◆ Set task ◆
Everything from the first line of the data below through the line that contains "2.19], [3, 8.85, 15]];" should be written out exactly, please, and nothing more; the pictures stay out.

◆ Supplied information ◆
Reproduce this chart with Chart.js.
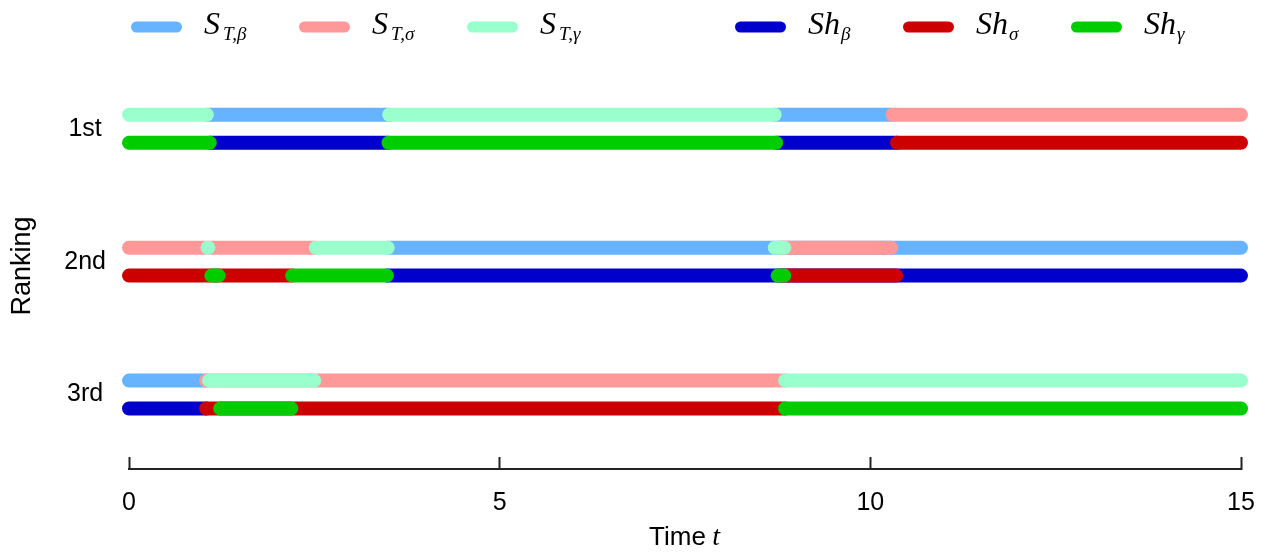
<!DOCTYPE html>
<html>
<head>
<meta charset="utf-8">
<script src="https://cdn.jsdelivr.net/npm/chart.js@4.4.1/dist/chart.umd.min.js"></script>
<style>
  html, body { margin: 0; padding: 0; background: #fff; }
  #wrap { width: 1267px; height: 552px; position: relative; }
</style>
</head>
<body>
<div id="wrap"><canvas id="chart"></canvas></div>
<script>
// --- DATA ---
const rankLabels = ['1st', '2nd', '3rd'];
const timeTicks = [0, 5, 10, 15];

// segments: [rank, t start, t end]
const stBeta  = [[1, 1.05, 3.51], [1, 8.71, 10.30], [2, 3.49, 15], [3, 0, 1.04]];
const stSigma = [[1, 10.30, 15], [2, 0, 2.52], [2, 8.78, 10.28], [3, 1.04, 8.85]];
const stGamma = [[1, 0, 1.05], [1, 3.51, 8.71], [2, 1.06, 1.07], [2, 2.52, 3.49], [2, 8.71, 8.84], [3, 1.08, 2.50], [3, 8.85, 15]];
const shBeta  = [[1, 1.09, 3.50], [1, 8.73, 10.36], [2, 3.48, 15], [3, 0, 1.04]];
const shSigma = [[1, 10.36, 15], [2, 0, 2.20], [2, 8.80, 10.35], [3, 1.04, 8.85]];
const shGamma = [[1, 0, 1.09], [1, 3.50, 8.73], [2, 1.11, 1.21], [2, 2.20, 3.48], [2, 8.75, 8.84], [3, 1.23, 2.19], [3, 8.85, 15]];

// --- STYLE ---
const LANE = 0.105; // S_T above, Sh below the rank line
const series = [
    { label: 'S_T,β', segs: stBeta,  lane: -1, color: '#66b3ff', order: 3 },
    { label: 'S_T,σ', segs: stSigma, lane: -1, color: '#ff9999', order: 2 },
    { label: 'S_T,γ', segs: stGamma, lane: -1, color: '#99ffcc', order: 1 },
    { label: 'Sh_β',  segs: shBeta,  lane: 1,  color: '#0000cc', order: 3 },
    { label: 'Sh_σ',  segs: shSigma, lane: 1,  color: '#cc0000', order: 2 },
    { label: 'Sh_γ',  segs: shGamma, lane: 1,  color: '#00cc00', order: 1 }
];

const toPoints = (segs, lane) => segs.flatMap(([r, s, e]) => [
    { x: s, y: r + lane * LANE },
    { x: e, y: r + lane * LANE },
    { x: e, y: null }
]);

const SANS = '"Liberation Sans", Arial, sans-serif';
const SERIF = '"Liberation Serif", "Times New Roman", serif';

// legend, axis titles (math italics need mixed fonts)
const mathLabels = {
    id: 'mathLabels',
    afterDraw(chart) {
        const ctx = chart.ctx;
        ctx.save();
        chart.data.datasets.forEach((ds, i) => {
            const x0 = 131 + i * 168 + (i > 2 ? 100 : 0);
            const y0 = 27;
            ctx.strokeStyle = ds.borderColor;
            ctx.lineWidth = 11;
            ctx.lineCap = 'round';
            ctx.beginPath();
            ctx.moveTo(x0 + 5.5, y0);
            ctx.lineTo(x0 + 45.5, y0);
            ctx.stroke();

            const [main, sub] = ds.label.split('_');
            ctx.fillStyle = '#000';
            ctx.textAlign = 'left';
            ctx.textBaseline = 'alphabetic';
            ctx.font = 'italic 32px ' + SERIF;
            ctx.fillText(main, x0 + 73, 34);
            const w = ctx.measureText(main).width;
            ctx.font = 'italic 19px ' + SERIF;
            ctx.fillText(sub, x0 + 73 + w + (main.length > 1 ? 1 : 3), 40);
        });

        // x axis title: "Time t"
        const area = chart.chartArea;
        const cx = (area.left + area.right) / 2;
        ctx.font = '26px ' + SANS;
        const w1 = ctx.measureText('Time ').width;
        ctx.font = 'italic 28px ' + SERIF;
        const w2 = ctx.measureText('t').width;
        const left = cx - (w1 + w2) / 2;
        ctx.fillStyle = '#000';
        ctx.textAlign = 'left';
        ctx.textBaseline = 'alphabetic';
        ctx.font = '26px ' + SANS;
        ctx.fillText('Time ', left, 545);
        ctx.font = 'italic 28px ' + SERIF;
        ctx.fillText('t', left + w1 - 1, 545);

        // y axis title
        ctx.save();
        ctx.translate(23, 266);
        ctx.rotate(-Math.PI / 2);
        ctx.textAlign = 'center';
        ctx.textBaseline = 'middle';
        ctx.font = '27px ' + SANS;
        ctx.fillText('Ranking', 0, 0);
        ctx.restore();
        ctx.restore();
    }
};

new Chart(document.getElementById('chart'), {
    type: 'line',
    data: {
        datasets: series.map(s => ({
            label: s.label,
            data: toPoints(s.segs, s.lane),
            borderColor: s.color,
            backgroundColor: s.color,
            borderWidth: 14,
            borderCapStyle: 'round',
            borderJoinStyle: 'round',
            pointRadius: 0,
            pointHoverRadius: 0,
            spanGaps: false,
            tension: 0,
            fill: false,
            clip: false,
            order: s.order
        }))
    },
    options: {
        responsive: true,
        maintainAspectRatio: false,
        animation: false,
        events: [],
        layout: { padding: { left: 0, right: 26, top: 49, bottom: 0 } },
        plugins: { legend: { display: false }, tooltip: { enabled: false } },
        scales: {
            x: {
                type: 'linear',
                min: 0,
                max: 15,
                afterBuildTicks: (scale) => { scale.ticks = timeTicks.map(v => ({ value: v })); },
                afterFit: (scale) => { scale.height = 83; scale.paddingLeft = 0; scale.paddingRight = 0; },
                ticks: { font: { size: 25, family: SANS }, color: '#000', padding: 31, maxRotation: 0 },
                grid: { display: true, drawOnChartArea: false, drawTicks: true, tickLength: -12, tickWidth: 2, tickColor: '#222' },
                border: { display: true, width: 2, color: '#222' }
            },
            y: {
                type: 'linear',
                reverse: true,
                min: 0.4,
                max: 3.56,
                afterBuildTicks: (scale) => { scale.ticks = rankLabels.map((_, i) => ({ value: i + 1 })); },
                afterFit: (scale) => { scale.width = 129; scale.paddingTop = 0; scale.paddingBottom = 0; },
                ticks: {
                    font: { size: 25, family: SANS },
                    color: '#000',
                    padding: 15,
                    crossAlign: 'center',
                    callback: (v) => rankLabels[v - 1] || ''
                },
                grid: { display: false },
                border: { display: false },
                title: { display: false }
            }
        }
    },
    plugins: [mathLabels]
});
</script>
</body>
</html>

◆ Solution ◆
Reproduce this chart with Chart.js.
<!DOCTYPE html>
<html>
<head>
<meta charset="utf-8">
<script src="https://cdn.jsdelivr.net/npm/chart.js@4.4.1/dist/chart.umd.min.js"></script>
<style>
  html, body { margin: 0; padding: 0; background: #fff; }
  #wrap { width: 1267px; height: 552px; position: relative; }
</style>
</head>
<body>
<div id="wrap"><canvas id="chart"></canvas></div>
<script>
// --- DATA ---
const rankLabels = ['1st', '2nd', '3rd'];
const timeTicks = [0, 5, 10, 15];

// segments: [rank, t start, t end]
const stBeta  = [[1, 1.05, 3.51], [1, 8.71, 10.30], [2, 3.49, 15], [3, 0, 1.04]];
const stSigma = [[1, 10.30, 15], [2, 0, 2.52], [2, 8.78, 10.28], [3, 1.04, 8.85]];
const stGamma = [[1, 0, 1.05], [1, 3.51, 8.71], [2, 1.06, 1.07], [2, 2.52, 3.49], [2, 8.71, 8.84], [3, 1.08, 2.50], [3, 8.85, 15]];
const shBeta  = [[1, 1.09, 3.50], [1, 8.73, 10.36], [2, 3.48, 15], [3, 0, 1.04]];
const shSigma = [[1, 10.36, 15], [2, 0, 2.20], [2, 8.80, 10.35], [3, 1.04, 8.85]];
const shGamma = [[1, 0, 1.09], [1, 3.50, 8.73], [2, 1.11, 1.21], [2, 2.20, 3.48], [2, 8.75, 8.84], [3, 1.23, 2.19], [3, 8.85, 15]];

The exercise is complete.